Nathaniel, Thanks for your detailed comments. "The quick" is an old-fashioned
way of referring to people who are alive and well.
I agree that JFK was generally resistant to widening the U.S. involvement
in Vietnam, and that he was trying to disengage in 1963, but he tried to play both sides
while temporizing until his expected 1964 reelection and issued
conflicting statements on the subject to preserve his options and/or keep
the opposition from becoming too strong (a failed attempt, since
his death changed everything). John Newman's
book JFK AND VIETNAM is precise and authoritative on Kennedy's complicated
efforts to keep us from a wider war, the one that he was resisting and
was set in motion by his death.
As for the Kennedy rhetoric I personally heard in April 1960, he was
reiterating what Garry Wills has analyzed as the unilateral
(and unconstitutional) presidential claim post-Hiroshima to sole authority
to wage war. It's not inconsistent with trying to keep the
control of nuclear weapons out of the hands of the military and
keep it under control of the executive branch. But as Wills notes,
presidents since 1945 have bypassed Congress in waging
war, the right reserved to Congress in the Constitution. We haven't had a declared war since World War II, although
some presidents have gone for phony kinds of fig-leaf resolutions
to back them up, most notoriously the Gulf of Tonkin resolution.

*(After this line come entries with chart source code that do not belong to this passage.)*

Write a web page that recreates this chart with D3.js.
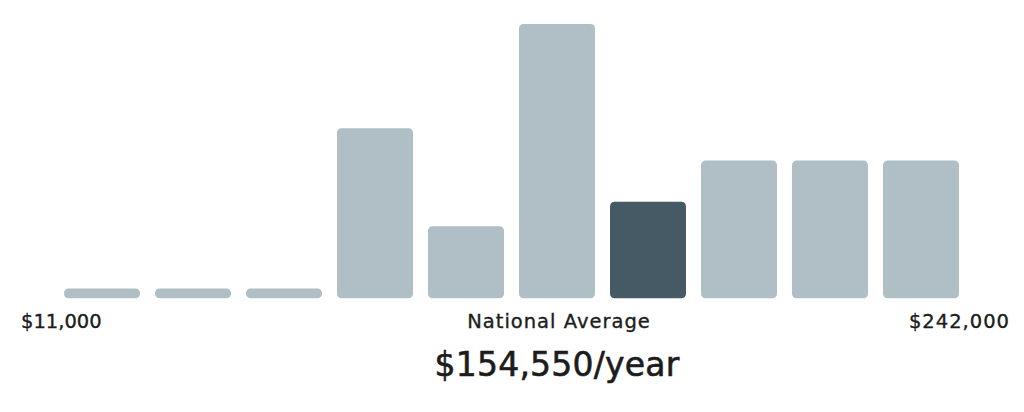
<!DOCTYPE html>
<html>
<head>
<meta charset="utf-8">
<script src="https://cdn.jsdelivr.net/npm/d3@7"></script>
<style>
  html, body { margin: 0; padding: 0; background: #fff; }
  svg { display: block; }
  text { font-family: "DejaVu Sans", sans-serif; fill: #1c1c1c; stroke: #1c1c1c; stroke-width: 0.35px; }
</style>
</head>
<body>
<svg id="chart" width="1024" height="412"></svg>
<script>
// Data (relative bar heights, max = 100)
const bins = ["b1","b2","b3","b4","b5","b6","b7","b8","b9","b10"];
const values = [3.6, 3.6, 3.6, 62, 26.3, 100, 35.2, 50.2, 50.2, 50.2];
const highlightIndex = 6;
const minLabel = "$11,000";
const maxLabel = "$242,000";
const avgTitle = "National Average";
const avgValue = "$154,550/year";

const svg = d3.select("#chart");

const x = d3.scaleBand()
  .domain(bins)
  .range([64, 959])
  .paddingInner(0.165)
  .paddingOuter(0);

const y = d3.scaleLinear()
  .domain([0, 100])
  .range([298.3, 24]);

svg.append("g")
  .selectAll("rect")
  .data(values)
  .join("rect")
  .attr("x", (d, i) => x(bins[i]))
  .attr("y", d => y(d))
  .attr("width", x.bandwidth())
  .attr("height", d => y(0) - y(d))
  .attr("rx", 4.5)
  .attr("ry", 4.5)
  .attr("fill", (d, i) => i === highlightIndex ? "#455a64" : "#b0bec5");

const centerX = x(bins[5]) + x.bandwidth() / 2;

svg.append("text")
  .attr("x", 21).attr("y", 328)
  .attr("font-size", 19.5)
  .attr("text-anchor", "start")
  .text(minLabel);

svg.append("text")
  .attr("x", 1010).attr("y", 328)
  .attr("font-size", 19.5)
  .attr("letter-spacing", 1)
  .attr("text-anchor", "end")
  .text(maxLabel);

svg.append("text")
  .attr("x", centerX + 2).attr("y", 328)
  .attr("font-size", 19.5)
  .attr("letter-spacing", 1)
  .attr("text-anchor", "middle")
  .text(avgTitle);

svg.append("text")
  .attr("x", centerX).attr("y", 376)
  .attr("font-size", 33)
  .attr("letter-spacing", 0.2)
  .attr("text-anchor", "middle")
  .style("stroke-width", "0.6px")
  .text(avgValue);
</script>
</body>
</html>
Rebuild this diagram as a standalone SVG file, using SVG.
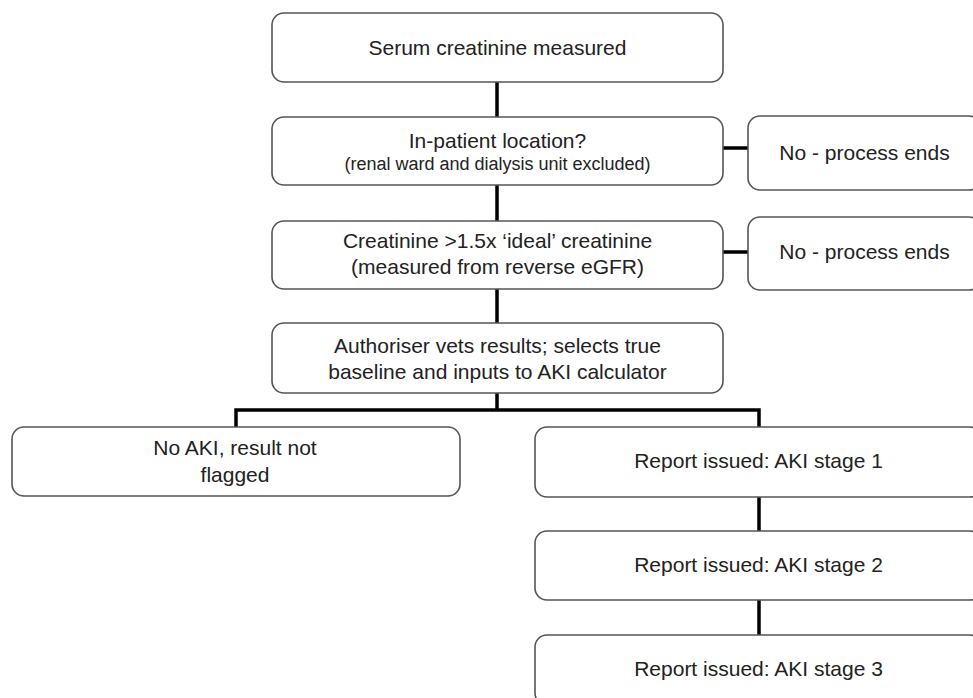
<svg xmlns="http://www.w3.org/2000/svg" width="973" height="698" viewBox="0 0 973 698">
<style>
.box{fill:#fff;stroke:#555;stroke-width:1.6}
.t{font-family:"Liberation Sans",Arial,sans-serif;font-size:21px;fill:#222;text-anchor:middle}
.s{font-family:"Liberation Sans",Arial,sans-serif;font-size:18px;fill:#222;text-anchor:middle}
.c{fill:none;stroke:#000;stroke-width:3.5}
</style>
<rect width="973" height="698" fill="#fff"/>
<g id="connectors">
<path class="c" d="M497,82V117M497,185V221M497,289V323M497,393V410"/>
<path class="c" d="M236,427V410H759V427"/>
<path class="c" d="M723,148H748M723,252H748"/>
<path class="c" d="M759,497V531M759,600V635"/>
</g>
<g id="serum">
<rect class="box" x="272" y="13" width="451" height="69" rx="12"/>
<text class="t" x="497.5" y="55">Serum creatinine measured</text>
</g>
<g id="inpatient">
<rect class="box" x="272" y="117" width="451" height="68" rx="12"/>
<text class="t" x="497.5" y="148">In-patient location?</text>
<text class="s" x="497.5" y="170">(renal ward and dialysis unit excluded)</text>
</g>
<g id="no1">
<rect class="box" x="748" y="116" width="233" height="74" rx="12"/>
<text class="t" x="864.5" y="160">No - process ends</text>
</g>
<g id="creatinine">
<rect class="box" x="272" y="221" width="451" height="68" rx="12"/>
<text class="t" x="497.5" y="248">Creatinine &gt;1.5x ‘ideal’ creatinine</text>
<text class="t" x="497.5" y="274">(measured from reverse eGFR)</text>
</g>
<g id="no2">
<rect class="box" x="748" y="217" width="233" height="73" rx="12"/>
<text class="t" x="864.5" y="259">No - process ends</text>
</g>
<g id="authoriser">
<rect class="box" x="272" y="323" width="451" height="70" rx="12"/>
<text class="t" x="497.5" y="353">Authoriser vets results; selects true</text>
<text class="t" x="497.5" y="379">baseline and inputs to AKI calculator</text>
</g>
<g id="noaki">
<rect class="box" x="12" y="427" width="448" height="69" rx="12"/>
<text class="t" x="235" y="455">No AKI, result not</text>
<text class="t" x="235" y="482">flagged</text>
</g>
<g id="stage1">
<rect class="box" x="535" y="427" width="447" height="70" rx="12"/>
<text class="t" x="758.5" y="468">Report issued: AKI stage 1</text>
</g>
<g id="stage2">
<rect class="box" x="535" y="531" width="447" height="69" rx="12"/>
<text class="t" x="758.5" y="572">Report issued: AKI stage 2</text>
</g>
<g id="stage3">
<rect class="box" x="535" y="635" width="447" height="70" rx="12"/>
<text class="t" x="758.5" y="676">Report issued: AKI stage 3</text>
</g>
</svg>
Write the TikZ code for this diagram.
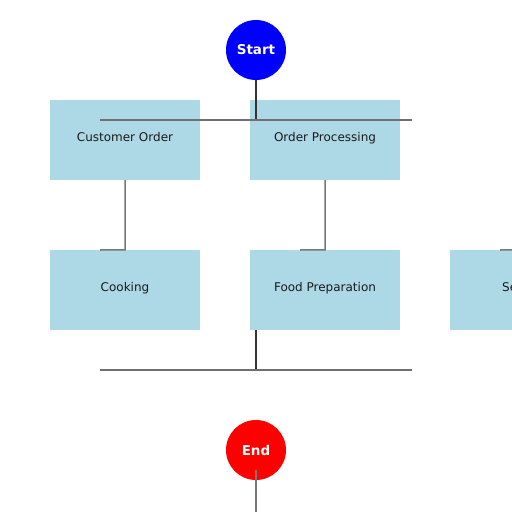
\documentclass[tikz,border=0pt]{standalone}
\usepackage{fontspec}
\setmainfont{DejaVu Sans}
\begin{document}
\begin{tikzpicture}[x=1pt,y=-1pt,
  procbox/.style={rectangle,fill=lightbluec,minimum width=150pt,minimum height=80pt,inner sep=0pt,text=textc,font=\fontsize{12}{14}\selectfont},
  termnode/.style={circle,minimum size=60pt,inner sep=0pt,text=white,font=\bfseries\fontsize{13.5}{16}\selectfont},
  busline/.style={draw=busc,line width=1.5pt},
  darkline/.style={draw=darkc,line width=1.5pt},
  greyline/.style={draw=greyc,line width=1.5pt}]
\definecolor{lightbluec}{HTML}{ADD8E6}
\definecolor{textc}{HTML}{1A1A1A}
\definecolor{busc}{HTML}{707070}
\definecolor{darkc}{HTML}{333333}
\definecolor{greyc}{HTML}{777777}
\useasboundingbox (0,0) rectangle (512,512);
\clip (0,0) rectangle (512,512);
\fill[white] (0,0) rectangle (512,512);
\node[termnode,fill={rgb,255:red,0;green,0;blue,255}] (start) at (256,50) {Start};
\node[procbox] (co) at (125,140) {\raisebox{6pt}{Customer Order}};
\node[procbox] (op) at (325,140) {\raisebox{6pt}{Order Processing}};
\node[procbox] (ck) at (125,290) {\raisebox{6pt}{Cooking}};
\node[procbox] (fp) at (325,290) {\raisebox{6pt}{Food Preparation}};
\node[procbox] (sv) at (525,290) {\raisebox{6pt}{Serving}};
\node[termnode,fill={rgb,255:red,255;green,0;blue,0}] (end) at (256,450) {End};
\coordinate (j1) at (256,120);
\coordinate (b1l) at (100,120);
\coordinate (b1r) at (412,120);
\coordinate (j2) at (256,370);
\coordinate (b2l) at (100,370);
\coordinate (b2r) at (412,370);
\coordinate (ckl) at (100,250);
\coordinate (fpl) at (300,250);
\coordinate (svl) at (500,250);
\coordinate (endin) at (256,470);
\coordinate (endout) at (256,512);
\draw[darkline] (start.south) -- (j1);
\draw[busline] (b1l) -- (b1r);
\draw[greyline] (co.south) -- (ck.north) -- (ckl);
\draw[greyline] (op.south) -- (fp.north) -- (fpl);
\draw[greyline] (svl) -- (sv.north);
\draw[darkline] (fp.south west -| j2) -- (j2);
\draw[busline] (b2l) -- (b2r);
\draw[greyline] (endin) -- (endout);
\end{tikzpicture}
\end{document}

I no doubt could have gone into much more detail on the CIA and its opposition to JFK,
but in a long book focused on the assassination and related
events, I had to take a compressed approach to the wide picture
and focus on incidents and events and statements, including those of the
CIA and their affiliated groups, that most
directly related to Kennedy's death. I tried at every turn to
keep an eye on the "deep politics," as Peter Dale Scott
calls it, and I hope I succeeded.
Thanks again for your close reading.